§ **Data shown**:
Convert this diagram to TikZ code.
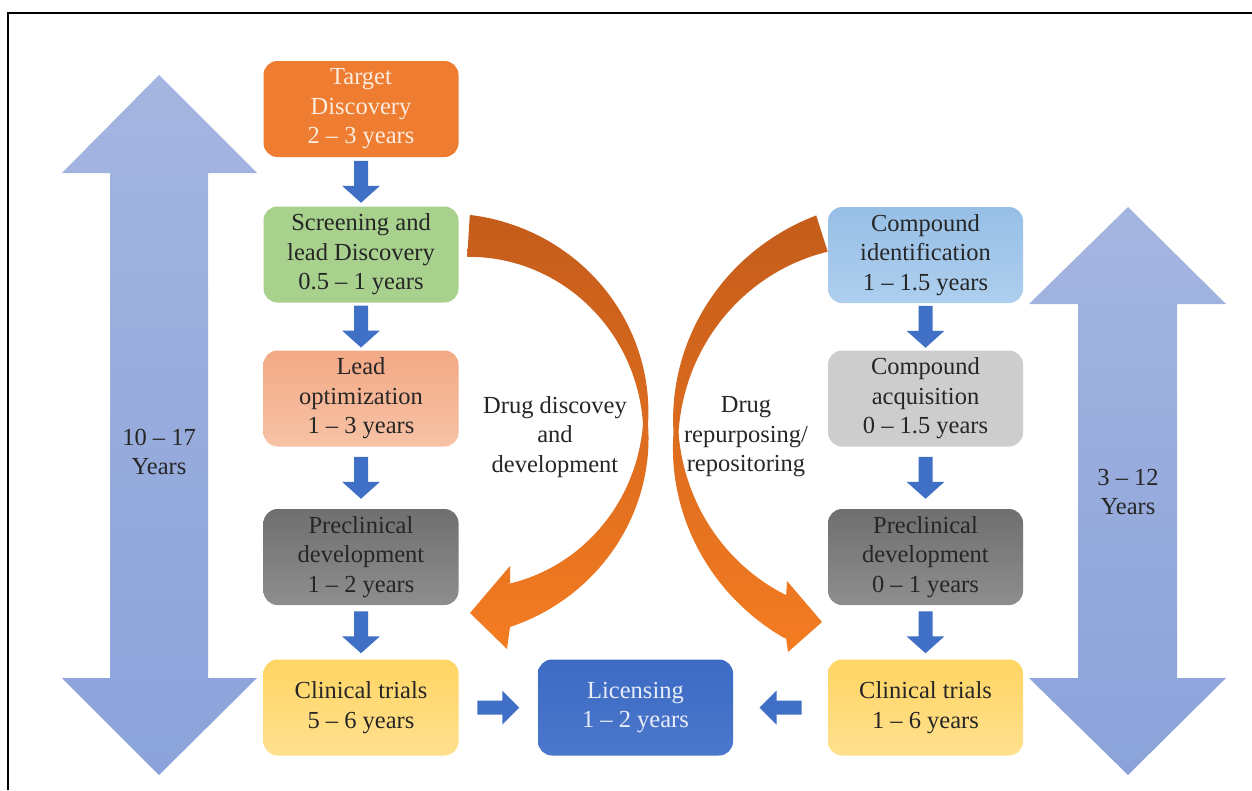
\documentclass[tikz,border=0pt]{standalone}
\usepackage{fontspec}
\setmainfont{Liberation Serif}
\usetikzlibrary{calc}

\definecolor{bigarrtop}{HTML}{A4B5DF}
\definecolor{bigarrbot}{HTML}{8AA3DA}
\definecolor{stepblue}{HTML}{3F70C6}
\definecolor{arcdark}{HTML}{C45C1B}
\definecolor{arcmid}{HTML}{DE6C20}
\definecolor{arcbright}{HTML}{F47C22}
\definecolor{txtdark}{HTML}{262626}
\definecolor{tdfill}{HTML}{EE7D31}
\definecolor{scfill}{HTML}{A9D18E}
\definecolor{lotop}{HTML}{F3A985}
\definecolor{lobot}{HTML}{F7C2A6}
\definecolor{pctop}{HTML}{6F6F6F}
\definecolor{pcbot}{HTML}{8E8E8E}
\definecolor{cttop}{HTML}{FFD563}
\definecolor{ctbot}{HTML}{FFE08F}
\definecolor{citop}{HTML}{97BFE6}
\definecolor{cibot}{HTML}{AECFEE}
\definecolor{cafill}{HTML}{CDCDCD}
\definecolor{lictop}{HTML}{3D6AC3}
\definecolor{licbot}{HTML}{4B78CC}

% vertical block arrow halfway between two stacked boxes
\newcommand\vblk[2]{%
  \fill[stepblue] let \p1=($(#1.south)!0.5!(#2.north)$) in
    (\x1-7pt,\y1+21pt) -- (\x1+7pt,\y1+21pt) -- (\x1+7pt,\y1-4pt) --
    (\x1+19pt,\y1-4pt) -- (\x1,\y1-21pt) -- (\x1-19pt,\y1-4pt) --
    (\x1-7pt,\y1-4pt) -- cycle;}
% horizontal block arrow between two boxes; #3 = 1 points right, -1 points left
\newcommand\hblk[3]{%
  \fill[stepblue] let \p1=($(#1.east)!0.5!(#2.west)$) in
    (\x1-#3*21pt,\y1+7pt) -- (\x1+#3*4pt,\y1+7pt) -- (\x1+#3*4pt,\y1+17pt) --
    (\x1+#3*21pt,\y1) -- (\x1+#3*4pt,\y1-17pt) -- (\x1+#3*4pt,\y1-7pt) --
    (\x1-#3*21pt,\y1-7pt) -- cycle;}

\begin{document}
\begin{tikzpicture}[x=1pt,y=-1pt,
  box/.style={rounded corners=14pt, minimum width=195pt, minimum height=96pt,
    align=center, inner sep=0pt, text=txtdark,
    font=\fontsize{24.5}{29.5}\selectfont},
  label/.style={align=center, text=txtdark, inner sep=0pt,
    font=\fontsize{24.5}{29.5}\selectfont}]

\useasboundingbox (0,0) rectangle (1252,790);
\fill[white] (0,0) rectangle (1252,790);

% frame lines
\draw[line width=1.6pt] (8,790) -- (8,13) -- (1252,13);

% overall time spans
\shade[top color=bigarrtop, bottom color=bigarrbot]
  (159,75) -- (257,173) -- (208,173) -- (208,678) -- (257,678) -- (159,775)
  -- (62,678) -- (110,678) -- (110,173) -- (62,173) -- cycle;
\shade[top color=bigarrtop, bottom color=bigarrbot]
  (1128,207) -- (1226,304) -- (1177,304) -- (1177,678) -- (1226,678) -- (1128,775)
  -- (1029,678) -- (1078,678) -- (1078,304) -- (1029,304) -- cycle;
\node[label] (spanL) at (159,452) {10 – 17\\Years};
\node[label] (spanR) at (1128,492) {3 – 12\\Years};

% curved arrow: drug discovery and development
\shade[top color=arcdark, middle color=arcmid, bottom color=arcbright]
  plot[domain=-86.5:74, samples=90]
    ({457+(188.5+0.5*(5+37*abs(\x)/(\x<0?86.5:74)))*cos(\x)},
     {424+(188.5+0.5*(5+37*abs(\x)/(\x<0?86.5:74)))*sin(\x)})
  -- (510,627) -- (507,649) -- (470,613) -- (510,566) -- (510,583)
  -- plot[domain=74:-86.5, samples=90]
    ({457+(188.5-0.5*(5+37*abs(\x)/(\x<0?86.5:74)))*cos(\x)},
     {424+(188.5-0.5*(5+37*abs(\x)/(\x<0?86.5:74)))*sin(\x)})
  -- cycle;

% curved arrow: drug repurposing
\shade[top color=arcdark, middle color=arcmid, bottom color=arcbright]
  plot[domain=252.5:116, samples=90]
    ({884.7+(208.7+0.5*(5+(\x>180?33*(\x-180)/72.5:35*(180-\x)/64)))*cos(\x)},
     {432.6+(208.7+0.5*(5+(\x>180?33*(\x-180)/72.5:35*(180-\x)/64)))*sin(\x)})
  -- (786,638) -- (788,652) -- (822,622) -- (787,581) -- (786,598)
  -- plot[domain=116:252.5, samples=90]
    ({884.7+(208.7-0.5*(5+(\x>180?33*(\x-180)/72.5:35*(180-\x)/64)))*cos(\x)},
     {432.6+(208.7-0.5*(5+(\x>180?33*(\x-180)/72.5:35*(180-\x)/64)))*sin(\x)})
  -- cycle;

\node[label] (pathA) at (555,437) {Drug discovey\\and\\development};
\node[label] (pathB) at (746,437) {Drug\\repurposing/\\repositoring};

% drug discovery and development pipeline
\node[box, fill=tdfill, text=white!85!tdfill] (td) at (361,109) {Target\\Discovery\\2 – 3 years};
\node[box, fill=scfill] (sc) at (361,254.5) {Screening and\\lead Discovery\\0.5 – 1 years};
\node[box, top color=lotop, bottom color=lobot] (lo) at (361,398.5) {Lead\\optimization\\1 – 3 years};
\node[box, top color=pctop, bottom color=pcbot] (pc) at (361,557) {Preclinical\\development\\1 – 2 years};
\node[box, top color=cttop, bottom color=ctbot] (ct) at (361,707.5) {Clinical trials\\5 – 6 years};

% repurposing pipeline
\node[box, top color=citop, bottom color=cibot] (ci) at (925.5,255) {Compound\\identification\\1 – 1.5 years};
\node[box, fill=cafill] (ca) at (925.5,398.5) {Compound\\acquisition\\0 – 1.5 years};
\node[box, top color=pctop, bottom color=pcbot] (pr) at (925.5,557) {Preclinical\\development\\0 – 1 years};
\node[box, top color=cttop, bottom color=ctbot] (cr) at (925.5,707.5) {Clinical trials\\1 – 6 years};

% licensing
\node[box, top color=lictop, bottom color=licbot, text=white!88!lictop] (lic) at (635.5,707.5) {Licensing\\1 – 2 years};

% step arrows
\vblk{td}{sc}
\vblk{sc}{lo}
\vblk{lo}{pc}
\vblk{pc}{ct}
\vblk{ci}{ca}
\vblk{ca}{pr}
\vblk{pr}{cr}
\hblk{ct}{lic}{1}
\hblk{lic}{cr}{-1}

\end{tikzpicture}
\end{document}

§ **Directive**: Reproduce the full material exactly, excluding the pictures.

§ **Exercise output**:
Convert this diagram to TikZ code.
\documentclass[tikz,border=0pt]{standalone}
\usepackage{fontspec}
\setmainfont{Liberation Serif}
\usetikzlibrary{calc}

\definecolor{bigarrtop}{HTML}{A4B5DF}
\definecolor{bigarrbot}{HTML}{8AA3DA}
\definecolor{stepblue}{HTML}{3F70C6}
\definecolor{arcdark}{HTML}{C45C1B}
\definecolor{arcmid}{HTML}{DE6C20}
\definecolor{arcbright}{HTML}{F47C22}
\definecolor{txtdark}{HTML}{262626}
\definecolor{tdfill}{HTML}{EE7D31}
\definecolor{scfill}{HTML}{A9D18E}
\definecolor{lotop}{HTML}{F3A985}
\definecolor{lobot}{HTML}{F7C2A6}
\definecolor{pctop}{HTML}{6F6F6F}
\definecolor{pcbot}{HTML}{8E8E8E}
\definecolor{cttop}{HTML}{FFD563}
\definecolor{ctbot}{HTML}{FFE08F}
\definecolor{citop}{HTML}{97BFE6}
\definecolor{cibot}{HTML}{AECFEE}
\definecolor{cafill}{HTML}{CDCDCD}
\definecolor{lictop}{HTML}{3D6AC3}
\definecolor{licbot}{HTML}{4B78CC}

% vertical block arrow halfway between two stacked boxes
\newcommand\vblk[2]{%
  \fill[stepblue] let \p1=($(#1.south)!0.5!(#2.north)$) in
    (\x1-7pt,\y1+21pt) -- (\x1+7pt,\y1+21pt) -- (\x1+7pt,\y1-4pt) --
    (\x1+19pt,\y1-4pt) -- (\x1,\y1-21pt) -- (\x1-19pt,\y1-4pt) --
    (\x1-7pt,\y1-4pt) -- cycle;}
% horizontal block arrow between two boxes; #3 = 1 points right, -1 points left
\newcommand\hblk[3]{%
  \fill[stepblue] let \p1=($(#1.east)!0.5!(#2.west)$) in
    (\x1-#3*21pt,\y1+7pt) -- (\x1+#3*4pt,\y1+7pt) -- (\x1+#3*4pt,\y1+17pt) --
    (\x1+#3*21pt,\y1) -- (\x1+#3*4pt,\y1-17pt) -- (\x1+#3*4pt,\y1-7pt) --
    (\x1-#3*21pt,\y1-7pt) -- cycle;}

\begin{document}
\begin{tikzpicture}[x=1pt,y=-1pt,
  box/.style={rounded corners=14pt, minimum width=195pt, minimum height=96pt,
    align=center, inner sep=0pt, text=txtdark,
    font=\fontsize{24.5}{29.5}\selectfont},
  label/.style={align=center, text=txtdark, inner sep=0pt,
    font=\fontsize{24.5}{29.5}\selectfont}]

\useasboundingbox (0,0) rectangle (1252,790);
\fill[white] (0,0) rectangle (1252,790);

% frame lines
\draw[line width=1.6pt] (8,790) -- (8,13) -- (1252,13);

% overall time spans
\shade[top color=bigarrtop, bottom color=bigarrbot]
  (159,75) -- (257,173) -- (208,173) -- (208,678) -- (257,678) -- (159,775)
  -- (62,678) -- (110,678) -- (110,173) -- (62,173) -- cycle;
\shade[top color=bigarrtop, bottom color=bigarrbot]
  (1128,207) -- (1226,304) -- (1177,304) -- (1177,678) -- (1226,678) -- (1128,775)
  -- (1029,678) -- (1078,678) -- (1078,304) -- (1029,304) -- cycle;
\node[label] (spanL) at (159,452) {10 – 17\\Years};
\node[label] (spanR) at (1128,492) {3 – 12\\Years};

% curved arrow: drug discovery and development
\shade[top color=arcdark, middle color=arcmid, bottom color=arcbright]
  plot[domain=-86.5:74, samples=90]
    ({457+(188.5+0.5*(5+37*abs(\x)/(\x<0?86.5:74)))*cos(\x)},
     {424+(188.5+0.5*(5+37*abs(\x)/(\x<0?86.5:74)))*sin(\x)})
  -- (510,627) -- (507,649) -- (470,613) -- (510,566) -- (510,583)
  -- plot[domain=74:-86.5, samples=90]
    ({457+(188.5-0.5*(5+37*abs(\x)/(\x<0?86.5:74)))*cos(\x)},
     {424+(188.5-0.5*(5+37*abs(\x)/(\x<0?86.5:74)))*sin(\x)})
  -- cycle;

% curved arrow: drug repurposing
\shade[top color=arcdark, middle color=arcmid, bottom color=arcbright]
  plot[domain=252.5:116, samples=90]
    ({884.7+(208.7+0.5*(5+(\x>180?33*(\x-180)/72.5:35*(180-\x)/64)))*cos(\x)},
     {432.6+(208.7+0.5*(5+(\x>180?33*(\x-180)/72.5:35*(180-\x)/64)))*sin(\x)})
  -- (786,638) -- (788,652) -- (822,622) -- (787,581) -- (786,598)
  -- plot[domain=116:252.5, samples=90]
    ({884.7+(208.7-0.5*(5+(\x>180?33*(\x-180)/72.5:35*(180-\x)/64)))*cos(\x)},
     {432.6+(208.7-0.5*(5+(\x>180?33*(\x-180)/72.5:35*(180-\x)/64)))*sin(\x)})
  -- cycle;

\node[label] (pathA) at (555,437) {Drug discovey\\and\\development};
\node[label] (pathB) at (746,437) {Drug\\repurposing/\\repositoring};

% drug discovery and development pipeline
\node[box, fill=tdfill, text=white!85!tdfill] (td) at (361,109) {Target\\Discovery\\2 – 3 years};
\node[box, fill=scfill] (sc) at (361,254.5) {Screening and\\lead Discovery\\0.5 – 1 years};
\node[box, top color=lotop, bottom color=lobot] (lo) at (361,398.5) {Lead\\optimization\\1 – 3 years};
\node[box, top color=pctop, bottom color=pcbot] (pc) at (361,557) {Preclinical\\development\\1 – 2 years};
\node[box, top color=cttop, bottom color=ctbot] (ct) at (361,707.5) {Clinical trials\\5 – 6 years};

% repurposing pipeline
\node[box, top color=citop, bottom color=cibot] (ci) at (925.5,255) {Compound\\identification\\1 – 1.5 years};
\node[box, fill=cafill] (ca) at (925.5,398.5) {Compound\\acquisition\\0 – 1.5 years};
\node[box, top color=pctop, bottom color=pcbot] (pr) at (925.5,557) {Preclinical\\development\\0 – 1 years};
\node[box, top color=cttop, bottom color=ctbot] (cr) at (925.5,707.5) {Clinical trials\\1 – 6 years};

% licensing
\node[box, top color=lictop, bottom color=licbot, text=white!88!lictop] (lic) at (635.5,707.5) {Licensing\\1 – 2 years};

% step arrows
\vblk{td}{sc}
\vblk{sc}{lo}
\vblk{lo}{pc}
\vblk{pc}{ct}
\vblk{ci}{ca}
\vblk{ca}{pr}
\vblk{pr}{cr}
\hblk{ct}{lic}{1}
\hblk{lic}{cr}{-1}

\end{tikzpicture}
\end{document}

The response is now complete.